Researchers at Tufts University have developed a proof-of-concept Artificial Intelligence system designed to reduce the heavy power demands of current data center and model training approaches. The work focuses on neuro-symbolic Artificial Intelligence, which combines conventional neural network pattern recognition with symbolic reasoning that breaks tasks into rules, categories, and structured steps. The team argues that this hybrid approach can improve both efficiency and reliability for robotics applications.
The research centers on visual-language-action models used to control robots rather than screen-based large language models. These systems take camera and language inputs and translate them into real-world actions such as moving wheels, arms, legs, or fingers. Standard visual-language-action systems rely on statistical patterns from large training sets, which can lead to mistakes when interpreting physical settings. In tasks like stacking blocks, errors can include misreading shapes because of shadows, placing blocks incorrectly, or building unstable structures. Symbolic reasoning is intended to reduce those failures by applying generalized rules about objects, task structure, and physical constraints.
In tests using a standard Tower of Hanoi puzzle, the neuro-symbolic VLA system had a 95% success rate, compared with 34% for standard VLAs. For a more complex version of the puzzle that the robot had not seen in training, the neuro-symbolic system had a 78% success rate, while standard VLAs failed every attempt. The neuro-symbolic system could be trained in just 34 minutes, while the standard VLA model took over a day and a half. Significantly, training the neuro-symbolic model used only 1% of the energy required to train a VLA model, and the energy savings continued during execution of tasks with the neuro-symbolic model using only 5% of the energy required for running the VLA.
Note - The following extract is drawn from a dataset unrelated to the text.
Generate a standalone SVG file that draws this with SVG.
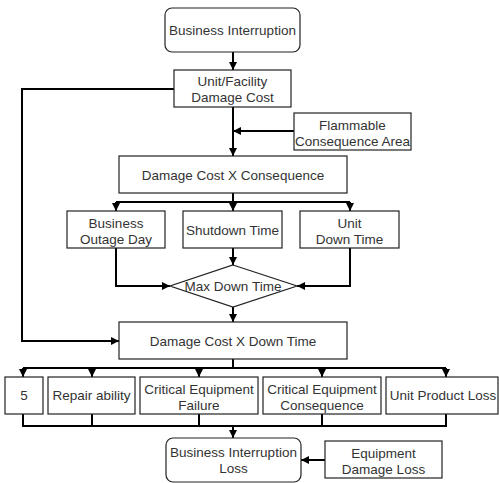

The findings come as power use from Artificial Intelligence infrastructure continues to rise. The International Energy Agency estimates U.S. Artificial Intelligence and data centers used about 415 terrawatt hours of power in 2024, more than 10% of that year’s nationwide energy output, and that figure is expected to double by 2030. Matthias Scheutz said current predictive systems can be both error-prone and energy-intensive, noting that an Artificial Intelligence summary on Google can consume up to 100 times more energy than generating standard website listings. The researchers conclude that hybrid neuro-symbolic Artificial Intelligence may offer a more sustainable and dependable foundation than current large language models and visual-language-action systems.